Watching Progress Before Your Eyes!

While browsing TED Talks on my iPhone app I discovered the Swedish scientist Hans Rosling.

He and two colleagues have created Gapminder, a beautiful, informative, and elegant web platform for showing global development statistics. You must check this out as it shows how major indicators of development–health, GDP, infant mortality, etc.–change over time.

Now of course not all of the data sets point toward progress, but most do. The increase in CO2 over the decades is ominous and disturbing. But trends in most other areas leave much reason for hope.

Check it out!

Wisdom of the Elders

What is wisdom, the illusive trait sought by the great minds from every era?

From National Geographic

From National Geographic

Here’s my simple (and purely speculative) starting point: A x I = W (Age x Intellect = Wisdom). Everyone gets wiser as they get older, right? And intellect has a “multiplier” effect. If you’re “smart” (I) and you learn from your mistakes and successes (A), then you’ll gain W amount of wisdom.

I doubt it’s that simple.

Wisdom is rightly associated with age. So how important is wisdom to aging gracefully, accepting the inevitable with some degree of peace?

A recent article in The New York Times, “The Science of Older and Wiser,” investigated the question “Will wisdom help you age and die with more equanimity and acceptance.”

The article examines the work of several scientists. One, Vivian Clayton, a geriatric neuropsychologist in Orinda, California, “scour(ed) ancient texts for evocations of wisdom, she found that most people described as wise were decision makers….She determined that wisdom consists of three key components: cognition, reflection and compassion.”

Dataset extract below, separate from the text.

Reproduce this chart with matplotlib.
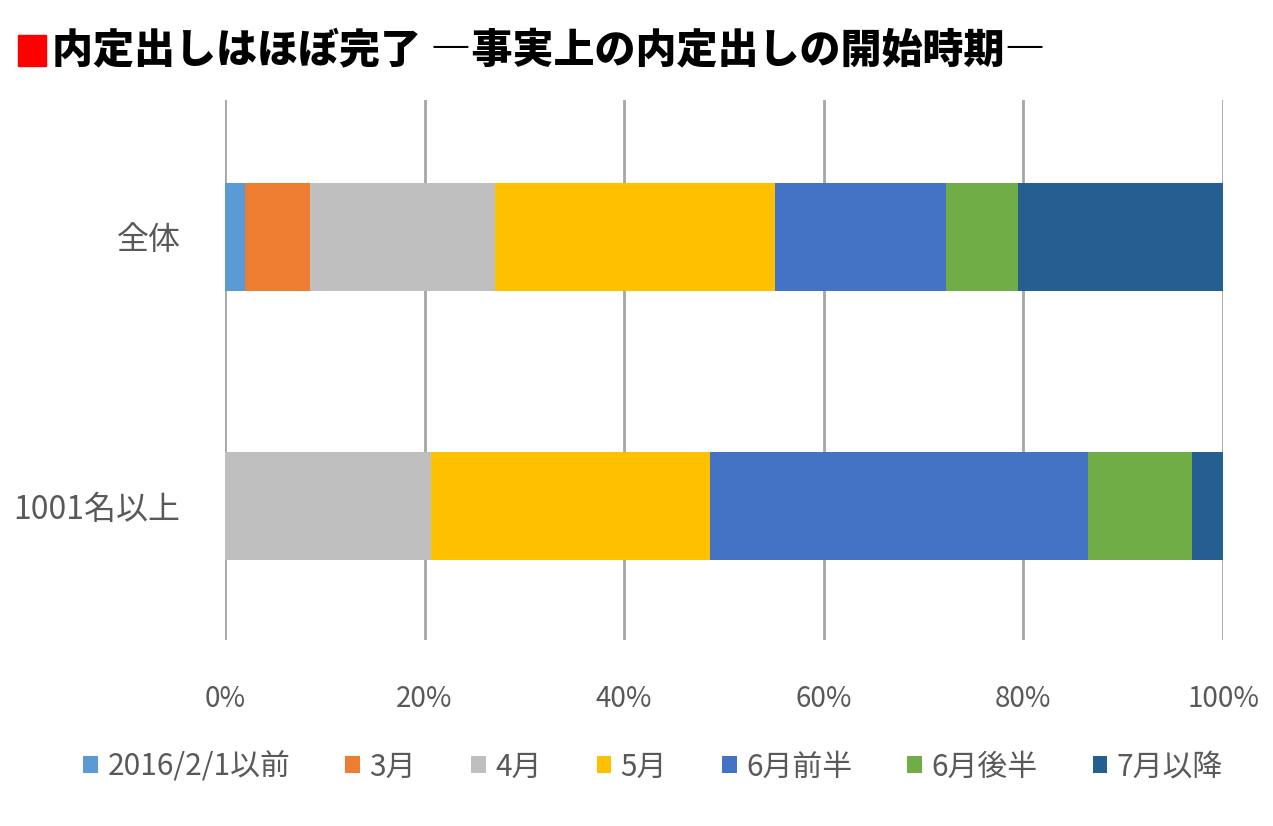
import numpy as np
import matplotlib.pyplot as plt
from matplotlib.patches import Rectangle

plt.rcParams['font.family'] = ['Noto Sans CJK JP', 'DejaVu Sans']

# data (percent)
categories = ['全体', '1001名以上']
series = ['2016/2/1以前', '3月', '4月', '5月', '6月前半', '6月後半', '7月以降']
values_all = [2.0, 6.5, 18.6, 28.0, 17.1, 7.3, 20.5]
values_1001 = [0.0, 0.0, 20.6, 28.0, 37.9, 10.4, 3.1]
colors = ['#5B9BD5', '#ED7D31', '#BFBFBF', '#FFC000', '#4472C4', '#70AD47', '#255E91']
xticks = [0, 20, 40, 60, 80, 100]

data = np.array([values_all, values_1001])

fig = plt.figure(figsize=(12.73, 8.26), dpi=100)
ax = fig.add_axes([225 / 1273, 1 - 640 / 826, 998 / 1273, 540 / 826])

y = np.arange(len(categories))
left = np.zeros(len(categories))
for i, name in enumerate(series):
    ax.barh(y, data[:, i], left=left, height=0.40, color=colors[i], label=name, zorder=3)
    left += data[:, i]

ax.set_xlim(0, 100)
ax.set_ylim(1.498, -0.509)
ax.set_xticks(xticks)
ax.set_xticklabels(['{}%'.format(t) for t in xticks], fontsize=20, color='#595959')
ax.set_yticks(y)
ax.set_yticklabels(categories, fontsize=23, color='#595959')
ax.tick_params(axis='both', length=0)
ax.tick_params(axis='x', pad=32)
ax.tick_params(axis='y', pad=32)
ax.grid(axis='x', color='#A6A6A6', linewidth=2, zorder=0)
for s in ['top', 'right', 'bottom', 'left']:
    ax.spines[s].set_visible(False)

# title with red square
fig.patches.append(Rectangle((18 / 1273, 1 - 66 / 826), 28 / 1273, 31 / 826,
                             transform=fig.transFigure, color='#FF0000', zorder=5))
fig.text(52 / 1273, 1 - 50 / 826, '内定出しはほぼ完了 ―事実上の内定出しの開始時期―',
         fontsize=29.5, fontweight='black', color='black', va='center', ha='left')

fig.legend(loc='center', bbox_to_anchor=(0.513, 1 - 767 / 826), ncol=7, frameon=False,
           fontsize=21.5, handlelength=0.5, handleheight=0.5, handletextpad=0.3,
           columnspacing=1.85, labelcolor='#595959')

fig.savefig('out.png', dpi=100)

So I’ll modify the equation: A x I x (R+C)=W

While I don’t think that the unexamined life is not worth living–there are good people who aren’t capable of reflection, or who pretty much live in the moment–self-knowledge is a good thing, as is one’s understanding of everything outside oneself.

I think a modicum of acceptance is key, as does Monika Areldt, an associate sociology professor at the University of Florida in Gainesville.

“’Wise people are able to accept reality as it is, with equanimity.” Her research shows that when people in nursing homes or with a terminal illness score high on her wisdom scale, they also report a greater sense of well-being. ‘If things are really bad, it’s good to be wise,’ she said.”

What I liked most about the article is seeing the scientific study of wisdom. This quality has mostly been examined through the lens of philosophy. I look forward to hearing more from science about wisdom. Maybe science can’t go that far in exploring and explaining wisdom.

What do you think are the components of wisdom?